For many people, the melody brings up a haunting image ” that of the bugler playing “Taps” for the funeral of President John F. Kennedy on a cold November day 44 years ago. The weather, in fact, played another part in the ongoing saga of “Taps” history.
Because of the cold, and, admittedly, the overwhelming importance of the occasion, U.S. Army Band Sgt. Keith Clark, an experienced bugler, cracked the sixth note on his b-flat bugle. You can hear it ” like a catch of breath in a keening wind ” almost as if it were meant to be there, a broken note to symbolize the feelings of devastation felt by the country and the world.
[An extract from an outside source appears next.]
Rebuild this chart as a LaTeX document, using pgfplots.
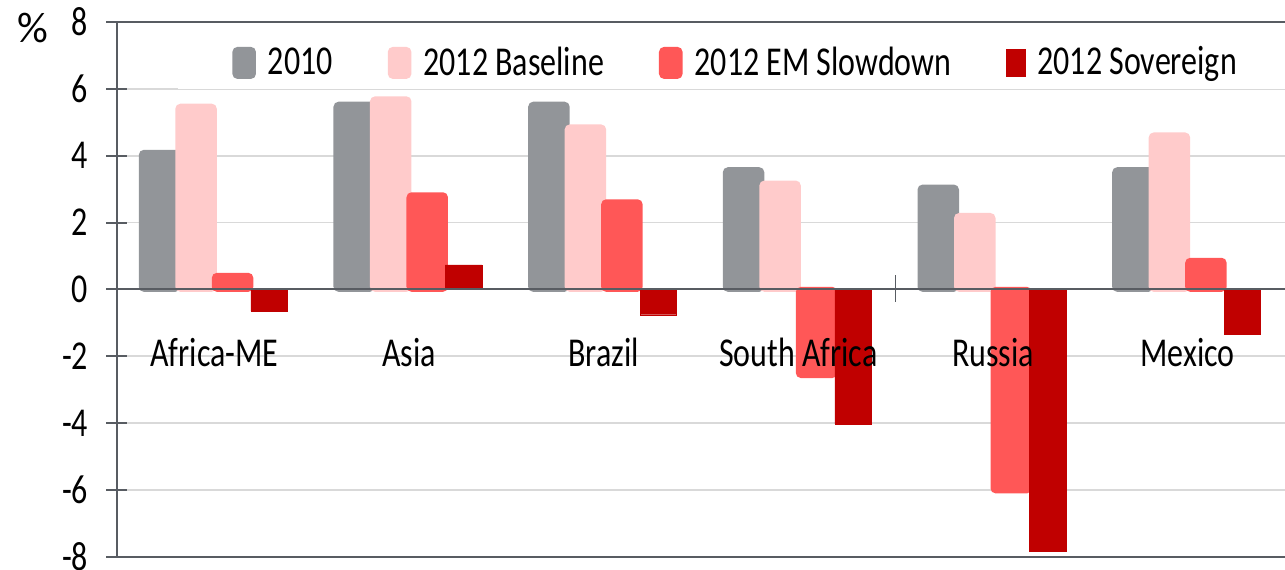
\documentclass[border=0pt]{standalone}
\usepackage{fontspec}
\setmainfont{Carlito}[FakeStretch=0.78]
\newfontfamily\unitfont{Carlito}
\usepackage{pgfplots}
\pgfplotsset{compat=1.18}

\definecolor{cGray}{RGB}{146,149,153}
\definecolor{cPink}{RGB}{255,203,203}
\definecolor{cRed}{RGB}{255,87,87}
\definecolor{cDark}{RGB}{192,0,0}
\definecolor{axisDark}{RGB}{88,92,98}
\definecolor{gridLight}{RGB}{217,217,217}

\pgfplotsset{
  frame/.style={
    at={(0,0)}, anchor=south west,
    width=584pt, height=267.35pt, scale only axis,
    xmin=-0.5, xmax=5.5, ymin=-8, ymax=8,
  },
}

\begin{document}
\fontsize{20.5}{24}\selectfont
\begin{tikzpicture}
% background: horizontal grid, darker frame lines at +-8
\begin{axis}[
  frame,
  axis line style={draw=none},
  xtick=\empty,
  ytick={-6,-4,...,6}, yticklabels={},
  extra y ticks={-8,8}, extra y tick labels={},
  extra y tick style={grid style={draw=axisDark, line width=1pt}},
  ymajorgrids,
  grid style={draw=gridLight, line width=0.9pt},
  tick style={draw=none},
]
\end{axis}
% foreground: bars, axis lines, tick labels and legend
\begin{axis}[
  frame, clip=false,
  axis on top,
  axis y line*=left, axis x line*=middle,
  hide obscured x ticks=false, hide obscured y ticks=false,
  axis line style={-, draw=axisDark, line width=1pt},
  /pgf/number format/assume math mode=true,
  ytick={-8,-6,...,8},
  ytick style={draw=axisDark, line width=1pt},
  tick align=center, major tick length=10.5pt,
  yticklabel style={anchor=east, inner sep=0pt, xshift=-9pt},
  xtick={0,...,5},
  xticklabels={Africa-ME,Asia,Brazil,South Africa,Russia,Mexico},
  xticklabel style={anchor=base, inner sep=0pt, yshift=-28.15pt},
  xtick style={draw=none},
  ybar, bar width=18.25pt,
  legend image code/.code={\draw[#1] (0pt,-6.25pt) rectangle (9.3pt,7.25pt);},
  legend columns=4,
  legend style={at={(rel axis cs:0.0522,0.9216)}, anchor=west,
    draw=none, fill=white, inner xsep=27pt, inner ysep=4pt,
    nodes={inner sep=0pt},
    /tikz/every odd column/.append style={column sep=6pt},
    /tikz/every even column/.append style={column sep=27.5pt}},
]
\addplot[fill=cGray, draw=cGray, line width=2.5pt, rounded corners=1.5pt, bar shift=-27.375pt]
  coordinates {(0,4.1) (1,5.54) (2,5.54) (3,3.58) (4,3.06) (5,3.58)};
\addplot[fill=cPink, draw=cPink, line width=2.5pt, rounded corners=1.5pt, bar shift=-9.125pt]
  coordinates {(0,5.48) (1,5.7) (2,4.86) (3,3.18) (4,2.21) (5,4.62)};
\addplot[fill=cRed, draw=cRed, line width=2.5pt, rounded corners=1.5pt, bar shift=9.125pt]
  coordinates {(0,0.42) (1,2.83) (2,2.62) (3,-2.58) (4,-6.03) (5,0.87)};
\addplot[fill=cDark, draw=cDark, line width=0.2pt, bar shift=27.375pt]
  coordinates {(0,-0.65) (1,0.73) (2,-0.76) (3,-4.03) (4,-7.84) (5,-1.34)};
\legend{2010,2012 Baseline,2012 EM Slowdown,2012 Sovereign}
% category separator tick between South Africa and Russia
\draw[axisDark, line width=0.6pt] (axis cs:3.5,-0.37) -- (axis cs:3.5,0.44);
\node[anchor=base west, inner sep=0pt, xshift=-50pt, yshift=-10.5pt,
  font=\unitfont\fontsize{21.5}{24}\selectfont] at (rel axis cs:0,1) {\%};
\end{axis}
\pgfresetboundingbox
\path[use as bounding box] (-58.5pt,-6.15pt) rectangle (584pt,278.35pt);
\end{tikzpicture}
\end{document}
Amazingly and eerily, in the weeks immediately following Kennedy’s burial, other buglers at Arlington National Cemetery continued to miss that same note. Years later, Sgt. Clark admitted that he and his colleagues decided that this phenomenon must have been a psychological reaction to what had happened at the funeral.
The very bugle that Sgt. Clark played can be seen at the Visitor’s Center at Arlington National Cemetery ” where Sgt. Clark himself was buried in 2002.
If you love American history, it’s well worth a visit to Master Sgt. Villanueva’s website at http://www.tapsbugler.com, where you can read about the famed broken note, as well as other fascinating facts about the haunting melody we know as “Taps.”
This Memorial Day, wherever you are, you’ll probably hear “Taps” being sounded, either live or in a quick sound bite on TV. However you may hear it, do stop for a moment and listen ” and remember for whom it is being played.